Kritiker monieren Wettbewerbsverzerrung
Als Revolution sehen auch Kritiker den Vorstoß. „Das ist schlecht für den Wettbewerb, denn bestimmte Partner werden bevorzugt und alle anderen diskriminiert“, sagt Markus Beckedahl, Sprecher des Vereins Digitale Gesellschaft. Auch der SPD-Netzpolitiker Henning Tillmann, Vorstandsmitglied des Vereins D64, kritisiert das Angebot als Einstieg in ein Zwei-Klassen-Internet. „Das fördert Monopole und schadet dem Wirtschaftsstandort Deutschland“, sagt Tillmann.

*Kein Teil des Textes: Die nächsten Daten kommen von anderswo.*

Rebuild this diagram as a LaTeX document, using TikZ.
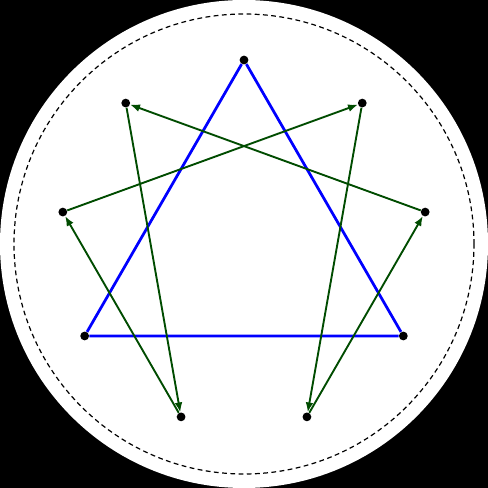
\documentclass[tikz,border=0pt]{standalone}
\usepackage{tikz}
\usetikzlibrary{arrows.meta}
\tikzset{pt/.style={circle,fill=black,inner sep=0pt,minimum size=0.18cm}}
\tikzset{tri/.style={draw=blue,line width=1.6pt}}
\tikzset{hex/.style={draw=green!30!black,line width=1.1pt,-{Latex[length=0.2cm,width=0.16cm]}}}

\begin{document}
\begin{tikzpicture}
	\fill[black] (-5, -5) rectangle (5, 5);
	\fill[white] (0, 0) circle (5);
	\draw [dashed, dash pattern=on 2.8pt off 2pt, line width=0.7pt] (0, 0) circle (4.713);
	\node[pt] (9) at (90:3.77) {};
	\node[pt] (1) at (50:3.77) {};
	\node[pt] (2) at (10:3.77) {};
	\node[pt] (3) at (-30:3.77) {};
	\node[pt] (4) at (-70:3.77) {};
	\node[pt] (5) at (-110:3.77) {};
	\node[pt] (6) at (-150:3.77) {};
	\node[pt] (7) at (170:3.77) {};
	\node[pt] (8) at (130:3.77) {};
	\draw [tri] (9) -- (3) -- (6) -- (9);
	\draw [hex] (1) to (4);
	\draw [hex] (4) to (2);
	\draw [hex] (2) to (8);
	\draw [hex] (8) to (5);
	\draw [hex] (5) to (7);
	\draw [hex] (7) to (1);
\end{tikzpicture}
\end{document}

Denn der Markt würde durch die im Fachjargon „Zero Rating“ genannte Praxis verzerrt, vor allem auf Kosten von Start-ups.
Die Telekom entgegnet, dass das Angebot grundsätzlich jedem interessierten Partner kostenlos zur Verfügung steht. Beckedahl bezweifelt jedoch, dass kleinere Anbieter dabei gleich behandelt werden. Konstantin Notz, Netzpolitiker der Grünen, fordert eine eingehende Prüfung durch die Bundesnetzagentur. Auch der netzpolitische Sprecher der SPD, Lars Klingbeil, ist skeptisch. „Zero-Rating darf nicht zur Diskriminierung von Diensten führen“, sagt Klingbeil. „Wir müssen uns die Tarife deshalb sehr genau anschauen“.
SPD-Politiker fordert Verbot
Nach der derzeitigen Rechtslage ist das Angebot zulässig. Die EU hatte zwar im vergangenen Jahr Richtlinien zur sogenannten Netzneutralität verabschiedet, die dafür sorgen sollen, dass alle Anbieter im Internet gleich behandelt werden. Dabei wurde das Zero Rating jedoch ausgespart. Einzige Bedingung: Wenn das Datenvolumen aufgebraucht ist und die Geschwindigkeit gedrosselt wird, muss das auch für die bevorzugten Partnerinhalte gelten. „Wir halten die EU-Regeln zur Netzneutralität ein“, erklärt ein Telekom-Sprecher. Zudem habe der Konzern das neue Angebot auch der Bundesnetzagentur vorgelegt.
Kritiker Tillmann entgegnet, dass man die Entscheidung, welche Inhalte sie nutzen, den Kunden überlassen sollte. Statt einzelne Partner zu bevorzugen, müssten die Mobilfunkanbieter ihr Datenvolumen erhöhen. Tillmann und der SPD-nahe Verein D64 wollen die Anbieter zur Not auch dazu zwingen: Sie fordern ein Verbot des Zero Rating. In den Niederlanden wurde Zero Rating 2016 verboten. In der Folge haben die Telekomanbieter das ihren Kunden zur Verfügung stehende Datenvolumen deutlich erhöht.